The paper tackles the problem of conventional supervised pretraining undermining feature transferability by adapting a self-supervised learning regularization technique to supervised learning, introducing Variance-Covariance Regularization (VCReg) to encourage high-variance, low-covariance representations. The method achieves state-of-the-art performance across numerous image and video transfer learning tasks and datasets, and also improves performance in long-tail learning and hierarchical classification scenarios.
Transfer learning plays a key role in advancing machine learning models, yet conventional supervised pretraining often undermines feature transferability by prioritizing features that minimize the pretraining loss.
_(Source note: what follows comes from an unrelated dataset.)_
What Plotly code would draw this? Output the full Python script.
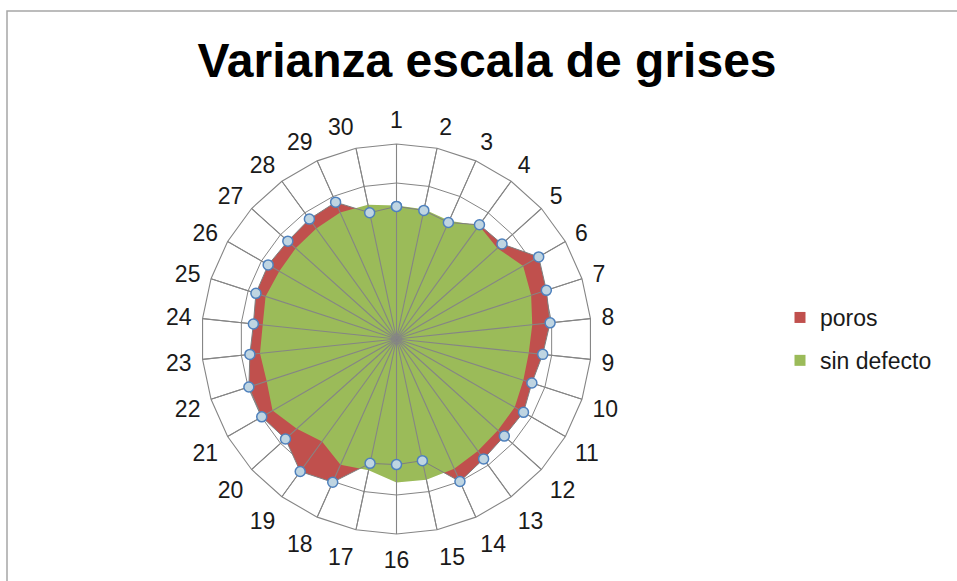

In this work, we adapt a self-supervised learning regularization technique from the VICReg method to supervised learning contexts, introducing Variance-Covariance Regularization (VCReg). This adaptation encourages the network to learn high-variance, low-covariance representations, promoting learning more diverse features. We outline best practices for an efficient implementation of our framework, including applying it to the intermediate representations. Through extensive empirical evaluation, we demonstrate that our method significantly enhances transfer learning for images and videos, achieving state-of-the-art performance across numerous tasks and datasets. VCReg also improves performance in scenarios like long-tail learning and hierarchical classification. Additionally, we show its effectiveness may stem from its success in addressing challenges like gradient starvation and neural collapse. In summary, VCReg offers a universally applicable regularization framework that significantly advances transfer learning and highlights the connection between gradient starvation, neural collapse, and feature transferability.